Under the reforms, the fat, five per cent surcharges levied by taxi companies in Sydney and Melbourne will become a thing of the past, as will the outrageous fee gouging on credit card payments by airlines.
Early warning
RBA Governor Glenn Stevens sent shudders through the ranks of the credit card companies and the banks in April when he publicly questioned who was actually paying for the rewards benefits on his platinum American Express card.
Mr Stevens was hitting on an important feature of the existing credit card fee arrangements, which mean that people using standard credit cards are effectively subsidising the benefits enjoyed by members of lucrative card loyalty schemes.
“When I use my platinum Amex card and get points, someone is paying for that,” he told a conference in April.
“Although the wide range of interchange fees is not unique to Australia, we would want to ensure so far as possible that the regulatory framework does not contribute to declining transparency of individual card costs to merchants.”

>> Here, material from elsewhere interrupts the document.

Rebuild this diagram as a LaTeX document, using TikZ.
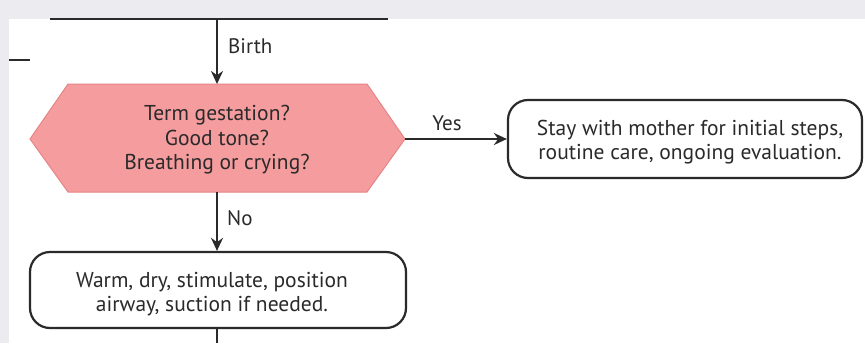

The governor’s comments are a strong indication the pending reforms will likely slash the fees on standard credit card payments.
Each time you swipe your card, your request to pay a retailer triggers a loop of electronic signals travelling back and forth between card companies and financial institutions.
While none of us can see these digital signals, the end result is that interchange fees usually equivalent to 0.5 per cent of your payment are levied on the retailer.
This is how banks that issue credit cards make money every time we pay with one.
They levy what is known as an interchange fee on retailers, who then might pass on a surcharge to customers or simply include the cost in the price of the goods and services we buy.
The fee is akin to an invisible Goods and Services Tax, except that banks, rather than the government, are making us pay it.
And it is worth billions in annual revenue for the financial institutions – the banks, credit unions and card schemes such as Visa and Mastercard.
The banks’ fee party might soon be over
The question on the lips of all industry players is: how far will the reforms go?
The consensus among banks and payments industry providers consulted by The New Daily is that the interchange fee will be lowered to at least 0.3 per cent from the current average of 0.5 per cent.
That would bring Australia into line with European Union countries.
The current interchange fee system is structured in a way that enables big retailers such as Coles and Woolworths to negotiate lower fees when customers pay with credit cards.
The New Daily has learned that big merchants are paying fees as low as 0.2 per cent to banks that issue credit cards.
To make up for this lost revenue, the banks then sting fees of up to two per cent on small businesses, who then surcharge customers.
David Murray’s inquiry into the financial system recommended that the RBA introduce so-called “hard caps” on interchange fees to prevent the banks from gouging small merchants.
The central bank is expected to implement this proposal, the effect of which will be to introduce a single flat rate on all businesses.
Fees on debit cards could be reduced to zero
The banks incur significantly higher costs for processing credit card payments compared to debit cards.
The Murray inquiry wants payment methods such as EFTPOS to be cheaper for consumers.
However, under the current fee system these cost differences are not always reflected in the surcharges borne by debit cardholders.
Many retailers often surcharge debit card payments at the same rate as credit cards.
The Murray inquiry has called on the RBA to prevent this from happening in the future, insisting that low-cost payment methods such as EFTPOS should be cheaper for consumers to use.
Processing costs are so low on EFTPOS transactions that the Reserve Bank may decide to introduce a blanket ban on interchange fees for customers paying with debit cards.
New Zealand and Canada have already introduced such bans.
Such a ban would be a disaster for the big credit card schemes – Visa, Mastercard and Amex – because it would establish big incentives for consumers to pay with low-cost debit cards.